6) Budget for verifier gas reductions from EVM changes

Fusaka introduced EIPs that matter to verifiers:

  • EIP‑7939 (CLZ opcode): useful in hashing/field arithmetic routines; refactor verifier bytecode to exploit it.
  • EIP‑7918 (blob base fee bounded by execution cost): informs your fee predictor across execution and blob markets.
  • EIP‑7825 (transaction gas limit cap) and ModExp gas updates: protects L1 from pathological txs and may affect precompile usage in verifiers.
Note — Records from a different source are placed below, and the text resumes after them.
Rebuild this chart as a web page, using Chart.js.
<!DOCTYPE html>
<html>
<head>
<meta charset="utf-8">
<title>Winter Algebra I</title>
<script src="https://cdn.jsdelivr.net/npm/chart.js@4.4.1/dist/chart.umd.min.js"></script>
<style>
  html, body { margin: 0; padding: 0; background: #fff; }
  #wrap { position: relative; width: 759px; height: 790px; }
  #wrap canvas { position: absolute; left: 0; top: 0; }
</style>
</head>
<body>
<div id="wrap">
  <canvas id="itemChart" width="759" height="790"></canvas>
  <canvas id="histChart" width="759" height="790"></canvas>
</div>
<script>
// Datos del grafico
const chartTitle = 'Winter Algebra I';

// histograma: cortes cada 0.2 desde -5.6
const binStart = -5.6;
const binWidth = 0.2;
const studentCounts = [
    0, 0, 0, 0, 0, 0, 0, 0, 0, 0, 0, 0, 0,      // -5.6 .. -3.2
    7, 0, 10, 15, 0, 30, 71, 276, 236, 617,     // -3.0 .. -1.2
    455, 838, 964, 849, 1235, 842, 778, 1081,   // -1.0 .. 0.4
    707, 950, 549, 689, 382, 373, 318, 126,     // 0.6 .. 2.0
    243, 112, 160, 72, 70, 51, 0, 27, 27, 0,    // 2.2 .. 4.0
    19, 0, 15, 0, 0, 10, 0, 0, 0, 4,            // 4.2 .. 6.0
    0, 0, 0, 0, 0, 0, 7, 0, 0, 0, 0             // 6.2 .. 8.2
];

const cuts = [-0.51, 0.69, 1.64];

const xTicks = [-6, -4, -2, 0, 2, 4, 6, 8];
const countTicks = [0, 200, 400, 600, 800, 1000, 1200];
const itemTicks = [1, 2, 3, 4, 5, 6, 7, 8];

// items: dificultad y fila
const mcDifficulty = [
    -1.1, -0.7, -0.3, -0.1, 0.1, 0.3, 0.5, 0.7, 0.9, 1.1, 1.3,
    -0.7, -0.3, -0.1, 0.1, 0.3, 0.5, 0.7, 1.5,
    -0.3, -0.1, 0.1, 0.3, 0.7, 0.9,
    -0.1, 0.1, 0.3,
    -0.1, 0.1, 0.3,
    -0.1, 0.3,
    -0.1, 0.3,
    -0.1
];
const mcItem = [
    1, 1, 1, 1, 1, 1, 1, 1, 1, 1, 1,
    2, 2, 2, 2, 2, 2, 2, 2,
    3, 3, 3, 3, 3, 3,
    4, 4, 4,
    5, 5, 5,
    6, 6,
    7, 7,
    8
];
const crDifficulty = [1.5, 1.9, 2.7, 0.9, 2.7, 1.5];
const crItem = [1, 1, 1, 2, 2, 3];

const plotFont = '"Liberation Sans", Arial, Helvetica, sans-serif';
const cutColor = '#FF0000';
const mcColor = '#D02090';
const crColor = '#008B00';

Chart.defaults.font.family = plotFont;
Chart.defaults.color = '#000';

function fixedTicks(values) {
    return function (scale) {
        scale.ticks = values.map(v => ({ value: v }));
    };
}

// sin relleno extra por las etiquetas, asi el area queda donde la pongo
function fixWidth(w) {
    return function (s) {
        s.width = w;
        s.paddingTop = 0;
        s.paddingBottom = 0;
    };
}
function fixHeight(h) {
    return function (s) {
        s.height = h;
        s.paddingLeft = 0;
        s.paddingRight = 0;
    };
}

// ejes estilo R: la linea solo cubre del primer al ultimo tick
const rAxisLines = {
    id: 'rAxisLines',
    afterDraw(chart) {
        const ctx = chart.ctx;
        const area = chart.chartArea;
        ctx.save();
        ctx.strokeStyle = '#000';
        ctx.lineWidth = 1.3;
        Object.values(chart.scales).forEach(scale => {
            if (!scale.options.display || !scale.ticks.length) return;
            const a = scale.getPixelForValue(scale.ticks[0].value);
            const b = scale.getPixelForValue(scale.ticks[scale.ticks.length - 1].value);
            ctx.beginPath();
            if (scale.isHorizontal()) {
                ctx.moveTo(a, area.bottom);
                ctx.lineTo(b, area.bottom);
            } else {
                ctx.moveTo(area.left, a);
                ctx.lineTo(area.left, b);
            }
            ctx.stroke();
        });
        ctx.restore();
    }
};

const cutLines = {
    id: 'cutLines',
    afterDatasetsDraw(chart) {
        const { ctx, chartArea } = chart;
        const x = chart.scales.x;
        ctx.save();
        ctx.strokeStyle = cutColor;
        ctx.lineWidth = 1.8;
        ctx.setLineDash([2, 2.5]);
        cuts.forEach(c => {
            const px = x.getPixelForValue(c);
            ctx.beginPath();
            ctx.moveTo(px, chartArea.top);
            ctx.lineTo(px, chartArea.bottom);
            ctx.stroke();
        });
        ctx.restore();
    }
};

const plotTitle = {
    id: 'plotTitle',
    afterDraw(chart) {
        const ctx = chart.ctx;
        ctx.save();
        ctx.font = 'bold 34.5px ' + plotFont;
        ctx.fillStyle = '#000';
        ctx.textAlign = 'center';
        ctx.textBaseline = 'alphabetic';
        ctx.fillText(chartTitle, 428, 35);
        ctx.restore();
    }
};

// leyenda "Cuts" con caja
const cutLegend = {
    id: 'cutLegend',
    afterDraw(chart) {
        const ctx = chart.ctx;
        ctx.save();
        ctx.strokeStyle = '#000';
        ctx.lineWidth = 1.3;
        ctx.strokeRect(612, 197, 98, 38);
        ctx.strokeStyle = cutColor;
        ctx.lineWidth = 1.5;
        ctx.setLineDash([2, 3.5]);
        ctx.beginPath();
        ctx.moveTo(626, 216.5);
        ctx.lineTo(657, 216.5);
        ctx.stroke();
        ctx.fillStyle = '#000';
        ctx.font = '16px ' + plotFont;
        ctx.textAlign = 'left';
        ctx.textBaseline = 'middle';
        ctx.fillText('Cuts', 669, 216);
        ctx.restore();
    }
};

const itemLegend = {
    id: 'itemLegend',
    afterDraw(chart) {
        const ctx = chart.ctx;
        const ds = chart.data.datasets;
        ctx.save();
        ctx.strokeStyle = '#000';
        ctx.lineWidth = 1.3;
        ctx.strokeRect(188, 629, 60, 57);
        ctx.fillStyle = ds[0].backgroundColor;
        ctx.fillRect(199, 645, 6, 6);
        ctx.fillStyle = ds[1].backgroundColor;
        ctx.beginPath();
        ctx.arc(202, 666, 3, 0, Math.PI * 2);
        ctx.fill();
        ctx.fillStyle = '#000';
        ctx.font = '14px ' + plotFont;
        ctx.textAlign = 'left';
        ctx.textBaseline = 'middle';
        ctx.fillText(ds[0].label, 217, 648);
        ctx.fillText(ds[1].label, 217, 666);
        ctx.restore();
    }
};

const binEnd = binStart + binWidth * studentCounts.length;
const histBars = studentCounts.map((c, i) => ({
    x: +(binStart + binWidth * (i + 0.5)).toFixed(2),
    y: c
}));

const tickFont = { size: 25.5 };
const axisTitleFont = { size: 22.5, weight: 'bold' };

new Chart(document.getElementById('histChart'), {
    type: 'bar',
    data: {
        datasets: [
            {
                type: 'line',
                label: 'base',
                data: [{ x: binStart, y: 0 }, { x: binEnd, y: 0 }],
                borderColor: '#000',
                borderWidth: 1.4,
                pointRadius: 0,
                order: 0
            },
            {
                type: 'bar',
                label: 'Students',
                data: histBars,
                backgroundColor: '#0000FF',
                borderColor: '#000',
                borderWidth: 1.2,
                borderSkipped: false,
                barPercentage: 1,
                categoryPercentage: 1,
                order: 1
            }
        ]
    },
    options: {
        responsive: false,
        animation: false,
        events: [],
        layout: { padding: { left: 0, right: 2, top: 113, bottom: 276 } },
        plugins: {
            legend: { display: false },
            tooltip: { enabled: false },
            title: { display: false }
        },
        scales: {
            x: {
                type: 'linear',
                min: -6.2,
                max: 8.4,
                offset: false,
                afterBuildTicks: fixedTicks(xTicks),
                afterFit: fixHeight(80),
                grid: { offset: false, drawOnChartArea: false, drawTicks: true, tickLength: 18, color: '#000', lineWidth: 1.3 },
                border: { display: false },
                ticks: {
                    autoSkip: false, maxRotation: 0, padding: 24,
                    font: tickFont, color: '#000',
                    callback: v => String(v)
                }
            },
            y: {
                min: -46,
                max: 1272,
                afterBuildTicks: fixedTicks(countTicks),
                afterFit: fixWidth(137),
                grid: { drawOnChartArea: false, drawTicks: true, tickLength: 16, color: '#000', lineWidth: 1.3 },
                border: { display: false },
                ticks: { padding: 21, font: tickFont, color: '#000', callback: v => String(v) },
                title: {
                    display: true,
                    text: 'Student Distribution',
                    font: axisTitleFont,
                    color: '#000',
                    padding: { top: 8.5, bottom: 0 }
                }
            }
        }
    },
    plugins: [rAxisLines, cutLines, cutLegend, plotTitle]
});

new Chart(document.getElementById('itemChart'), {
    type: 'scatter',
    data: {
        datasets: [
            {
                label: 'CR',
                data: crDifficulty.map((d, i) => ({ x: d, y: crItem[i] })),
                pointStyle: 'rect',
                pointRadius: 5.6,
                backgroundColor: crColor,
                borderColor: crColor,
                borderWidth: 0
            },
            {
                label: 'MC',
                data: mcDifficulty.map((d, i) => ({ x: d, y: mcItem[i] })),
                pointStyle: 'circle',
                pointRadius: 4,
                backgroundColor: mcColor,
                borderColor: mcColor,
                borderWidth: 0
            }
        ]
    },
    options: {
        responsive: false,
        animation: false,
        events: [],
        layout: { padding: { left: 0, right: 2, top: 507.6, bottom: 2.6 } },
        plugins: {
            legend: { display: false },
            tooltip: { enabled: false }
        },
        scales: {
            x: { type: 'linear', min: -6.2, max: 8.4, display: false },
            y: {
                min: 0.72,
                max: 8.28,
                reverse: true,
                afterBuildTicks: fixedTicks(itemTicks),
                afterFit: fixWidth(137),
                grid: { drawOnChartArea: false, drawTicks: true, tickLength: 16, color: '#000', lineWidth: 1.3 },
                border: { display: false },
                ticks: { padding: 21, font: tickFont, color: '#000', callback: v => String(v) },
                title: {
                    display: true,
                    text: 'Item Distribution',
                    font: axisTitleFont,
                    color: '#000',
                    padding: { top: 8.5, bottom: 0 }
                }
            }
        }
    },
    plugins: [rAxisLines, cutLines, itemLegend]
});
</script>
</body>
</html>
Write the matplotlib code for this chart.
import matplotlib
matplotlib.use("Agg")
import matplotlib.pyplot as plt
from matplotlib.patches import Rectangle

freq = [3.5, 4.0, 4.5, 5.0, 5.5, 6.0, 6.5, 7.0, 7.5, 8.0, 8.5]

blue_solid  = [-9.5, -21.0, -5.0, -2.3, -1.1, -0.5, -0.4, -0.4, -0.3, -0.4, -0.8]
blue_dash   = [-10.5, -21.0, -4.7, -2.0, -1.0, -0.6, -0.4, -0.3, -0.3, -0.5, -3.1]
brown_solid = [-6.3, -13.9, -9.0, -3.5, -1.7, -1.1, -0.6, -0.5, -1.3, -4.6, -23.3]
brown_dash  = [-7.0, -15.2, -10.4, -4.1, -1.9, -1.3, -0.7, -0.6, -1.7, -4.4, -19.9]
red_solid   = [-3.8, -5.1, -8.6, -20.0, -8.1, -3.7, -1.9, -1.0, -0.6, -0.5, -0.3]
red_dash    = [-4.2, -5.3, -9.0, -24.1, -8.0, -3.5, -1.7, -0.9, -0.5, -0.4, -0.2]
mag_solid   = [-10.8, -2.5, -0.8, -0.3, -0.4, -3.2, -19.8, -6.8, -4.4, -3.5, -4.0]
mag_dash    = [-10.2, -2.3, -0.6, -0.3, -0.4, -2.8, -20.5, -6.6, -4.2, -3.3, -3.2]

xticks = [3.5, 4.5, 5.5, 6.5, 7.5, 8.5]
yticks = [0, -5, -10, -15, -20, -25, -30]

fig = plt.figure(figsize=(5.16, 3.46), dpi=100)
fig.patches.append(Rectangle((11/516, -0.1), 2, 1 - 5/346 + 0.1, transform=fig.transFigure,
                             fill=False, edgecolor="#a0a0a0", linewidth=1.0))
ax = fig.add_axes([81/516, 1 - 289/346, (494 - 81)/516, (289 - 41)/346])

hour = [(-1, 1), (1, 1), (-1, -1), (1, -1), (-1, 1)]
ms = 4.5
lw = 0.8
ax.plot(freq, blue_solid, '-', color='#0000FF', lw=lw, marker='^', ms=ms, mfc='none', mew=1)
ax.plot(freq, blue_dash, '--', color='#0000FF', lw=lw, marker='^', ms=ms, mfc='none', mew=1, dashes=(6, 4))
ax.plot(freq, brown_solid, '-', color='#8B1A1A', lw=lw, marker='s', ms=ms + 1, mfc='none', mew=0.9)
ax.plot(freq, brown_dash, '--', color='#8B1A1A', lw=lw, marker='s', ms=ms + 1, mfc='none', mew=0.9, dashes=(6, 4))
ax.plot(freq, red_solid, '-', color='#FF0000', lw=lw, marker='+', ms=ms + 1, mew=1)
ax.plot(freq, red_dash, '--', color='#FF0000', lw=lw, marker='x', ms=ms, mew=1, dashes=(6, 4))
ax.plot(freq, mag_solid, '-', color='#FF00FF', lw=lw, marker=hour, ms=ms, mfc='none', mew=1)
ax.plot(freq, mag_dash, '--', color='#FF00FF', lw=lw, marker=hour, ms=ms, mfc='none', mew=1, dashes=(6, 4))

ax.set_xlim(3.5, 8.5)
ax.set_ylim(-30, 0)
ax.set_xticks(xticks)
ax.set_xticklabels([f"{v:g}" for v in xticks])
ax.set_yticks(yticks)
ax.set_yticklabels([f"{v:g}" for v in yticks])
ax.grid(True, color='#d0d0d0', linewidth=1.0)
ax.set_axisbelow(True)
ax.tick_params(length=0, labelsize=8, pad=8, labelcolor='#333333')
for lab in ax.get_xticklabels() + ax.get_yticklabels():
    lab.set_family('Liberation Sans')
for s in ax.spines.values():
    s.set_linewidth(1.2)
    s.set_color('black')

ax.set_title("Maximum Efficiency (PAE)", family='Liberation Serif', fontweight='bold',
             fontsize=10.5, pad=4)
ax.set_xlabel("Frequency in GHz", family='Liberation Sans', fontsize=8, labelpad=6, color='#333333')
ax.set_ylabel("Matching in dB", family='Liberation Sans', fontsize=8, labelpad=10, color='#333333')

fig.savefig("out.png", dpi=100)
Plan a 2026 sprint to recompile/uprev your verifier contracts after you confirm client behavior and the BPO forks’ impact on blob targets. (blog.ethereum.org)


7) Keep sequencing policy pluggable (MEV changes quickly)

Even if you operate your own sequencer, treat ordering policy as a module:

  • Arbitrum’s Timeboost (live on One/Nova) is a real‑world example of turning latency races into timed auctions with an “express lane.” Whether you adopt it or not, abstract your “ordering policy” so you can swap FCFS vs. auction‑based vs. shared‑sequencer inputs. (docs.arbitrum.io)
  • Timeboost fee outcomes are mixed (e.g., ~$2M fees in three months in 2025) and academic critiques highlight centralization/spam risks. Keep a kill switch, and don’t bake ordering policy into clients. (theblock.co)
  • If you experiment with shared sequencers, do not entangle bridging or DA with the sequencer dependency; Astria’s shutdown in 2025 is a reminder to retain unilateral exit paths. (theblock.co)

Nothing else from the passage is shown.